A speculative Phase C proposes zero-knowledge proofs linked to seed phrases for limited recovery, though feasibility remains unresolved.

The backlash was immediate and predictable. Critics argued BIP-361 violates Bitcoin’s core property-rights guarantees by preemptively restricting funds that have not been compromised.

Adam Back’s position, that Bitcoin must prepare for quantum risk through optional upgrades rather than coercive protocol changes, reflects the dominant skeptic view. The quantum security debate has been intensifying alongside broader market attention to Bitcoin’s long-term cryptographic assumptions.

BitMEX’s canary fund attempts a third path: evidence-based intervention rather than precautionary freezing.

It preserves the status quo until the threat becomes empirically demonstrable, which satisfies the ‘your keys, your coins’ objection, until the canary trips, nothing changes.

The trade-off is that it provides no protection during the window between when a quantum adversary first achieves cryptographic capability and when they choose to trigger the canary.

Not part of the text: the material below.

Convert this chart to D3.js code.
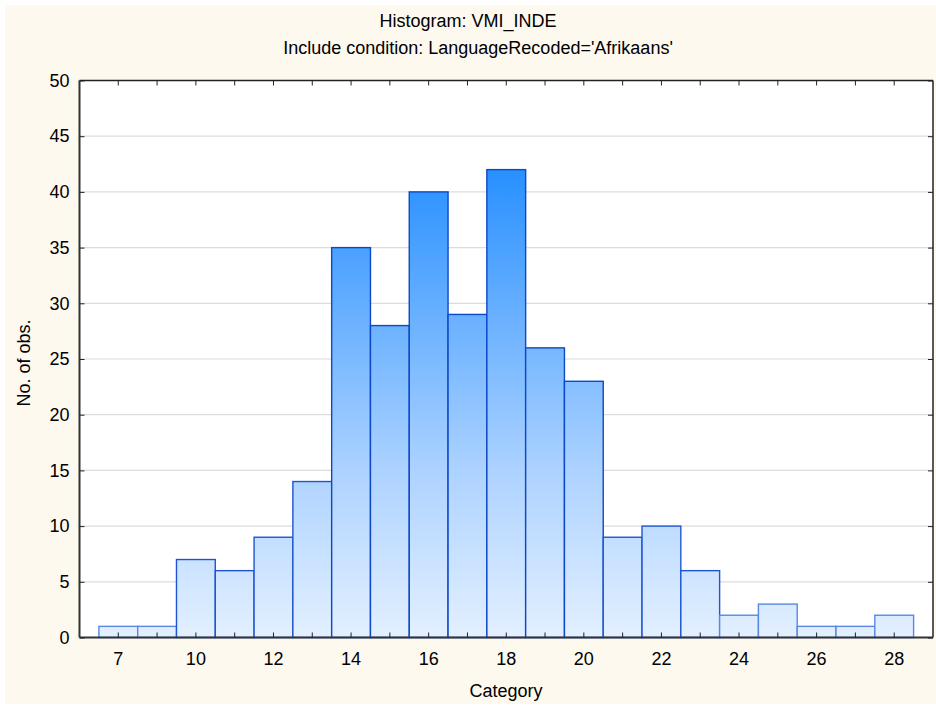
<!DOCTYPE html>
<html><head><meta charset="utf-8">
<script src="https://cdn.jsdelivr.net/npm/d3@7"></script>
<style>body{margin:0;background:#fff}svg{display:block}text{font-family:"Liberation Sans",Arial,sans-serif;fill:#000}</style>
</head><body>
<svg id="c" width="936" height="706"></svg>
<script>
const title = "Histogram: VMI_INDE";
const subtitle = "Include condition: LanguageRecoded='Afrikaans'";
const xLabel = "Category";
const yLabel = "No. of obs.";
const categories = ["7","8","10","11","12","13","14","15","16","17","18","19","20","21","22","23","24","25","26","27","28"];
const counts = [1,1,7,6,9,14,35,28,40,29,42,26,23,9,10,6,2,3,1,1,2];
const shownTicks = ["7","10","12","14","16","18","20","22","24","26","28"];
const yTicks = [0,5,10,15,20,25,30,35,40,45,50];

const svg = d3.select("#c");
const W = 936, H = 706;
const L = 79.5, R = 933, T = 80.5, B = 637.5;

svg.append("rect").attr("x",5).attr("y",5).attr("width",W-5).attr("height",699).attr("fill","#fdf9ef");
svg.append("rect").attr("x",L).attr("y",T).attr("width",R-L).attr("height",B-T).attr("fill","#fff");

const x = d3.scaleBand().domain(categories).range([L,R]).paddingInner(0).paddingOuter(0.5);
const y = d3.scaleLinear().domain([0,50]).range([B,T]);

const defs = svg.append("defs");
const g = defs.append("linearGradient").attr("id","bg").attr("gradientUnits","userSpaceOnUse")
  .attr("x1",0).attr("x2",0).attr("y1",y(0)).attr("y2",y(42));
g.append("stop").attr("offset","0%").attr("stop-color","#e3f0ff");
g.append("stop").attr("offset","35%").attr("stop-color","#aed3ff");
g.append("stop").attr("offset","100%").attr("stop-color","#2890ff");

// gridlines
svg.append("g").selectAll("line").data(yTicks.filter(v=>v>0&&v<50)).join("line")
  .attr("x1",L).attr("x2",R).attr("y1",d=>y(d)).attr("y2",d=>y(d))
  .attr("stroke","#dcdcdc").attr("stroke-width",1.2);

// bars
svg.append("g").selectAll("rect").data(counts).join("rect")
  .attr("x",(d,i)=>x(categories[i]))
  .attr("y",d=>y(d))
  .attr("width",x.bandwidth())
  .attr("height",d=>y(0)-y(d))
  .attr("fill","url(#bg)")
  .attr("stroke",d=>d>=20?"#0d48c8":(d>=5?"#1f55d0":"#5a88e0"))
  .attr("stroke-width",1.4);

// frame
svg.append("line").attr("x1",L).attr("x2",R).attr("y1",T).attr("y2",T).attr("stroke","#222").attr("stroke-width",1.5);
svg.append("line").attr("x1",R).attr("x2",R).attr("y1",T).attr("y2",B).attr("stroke","#222").attr("stroke-width",1.5);

// bottom axis
const xAxis = d3.axisBottom(x).tickSizeInner(-5).tickSizeOuter(0).tickPadding(15)
  .tickFormat(d=>shownTicks.includes(d)?d:"");
const gx = svg.append("g").attr("transform",`translate(0,${B})`).call(xAxis);
gx.select(".domain").attr("stroke","#333").attr("stroke-width",2).attr("d",`M${L},0H${R}`);
gx.selectAll(".tick line").attr("stroke","#222");
gx.selectAll("text").attr("font-size",18).attr("dy","0.71em");

// top ticks
const xTop = d3.axisTop(x).tickSizeInner(-5).tickSizeOuter(0).tickFormat("");
const gt = svg.append("g").attr("transform",`translate(0,${T})`).call(xTop);
gt.select(".domain").remove();
gt.selectAll(".tick line").attr("stroke","#222");

// left axis
const yAxis = d3.axisLeft(y).tickValues(yTicks).tickSizeInner(-5).tickSizeOuter(0).tickPadding(10);
const gy = svg.append("g").attr("transform",`translate(${L},0)`).call(yAxis);
gy.select(".domain").attr("stroke","#333").attr("stroke-width",2).attr("d",`M0,${T}V${B}`);
gy.selectAll(".tick line").attr("stroke","#222");
gy.selectAll("text").attr("font-size",18);

// right ticks
const yR = d3.axisRight(y).tickValues(yTicks).tickSizeInner(-5).tickSizeOuter(0).tickFormat("");
const gr = svg.append("g").attr("transform",`translate(${R},0)`).call(yR);
gr.select(".domain").remove();
gr.selectAll(".tick line").attr("stroke","#222");

// titles
svg.append("text").attr("x",468).attr("y",27).attr("text-anchor","middle").attr("font-size",18).text(title);
svg.append("text").attr("x",478).attr("y",54).attr("text-anchor","middle").attr("font-size",18).text(subtitle);
svg.append("text").attr("x",506).attr("y",697).attr("text-anchor","middle").attr("font-size",18).text(xLabel);
svg.append("text").attr("transform",`translate(30,${363}) rotate(-90)`).attr("text-anchor","middle").attr("font-size",18).text(yLabel);
</script>
</body></html>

That gap could be exploited silently. The question isn’t whether the canary fund is philosophically cleaner than BIP-361. It’s whether ‘wait for proof’ is an acceptable risk posture given that Google and Caltech research suggests quantum breakthroughs may arrive ahead of prior estimates. Other major blockchains, including Tron, are already building out quantum roadmaps without waiting for on-chain confirmation of a threat.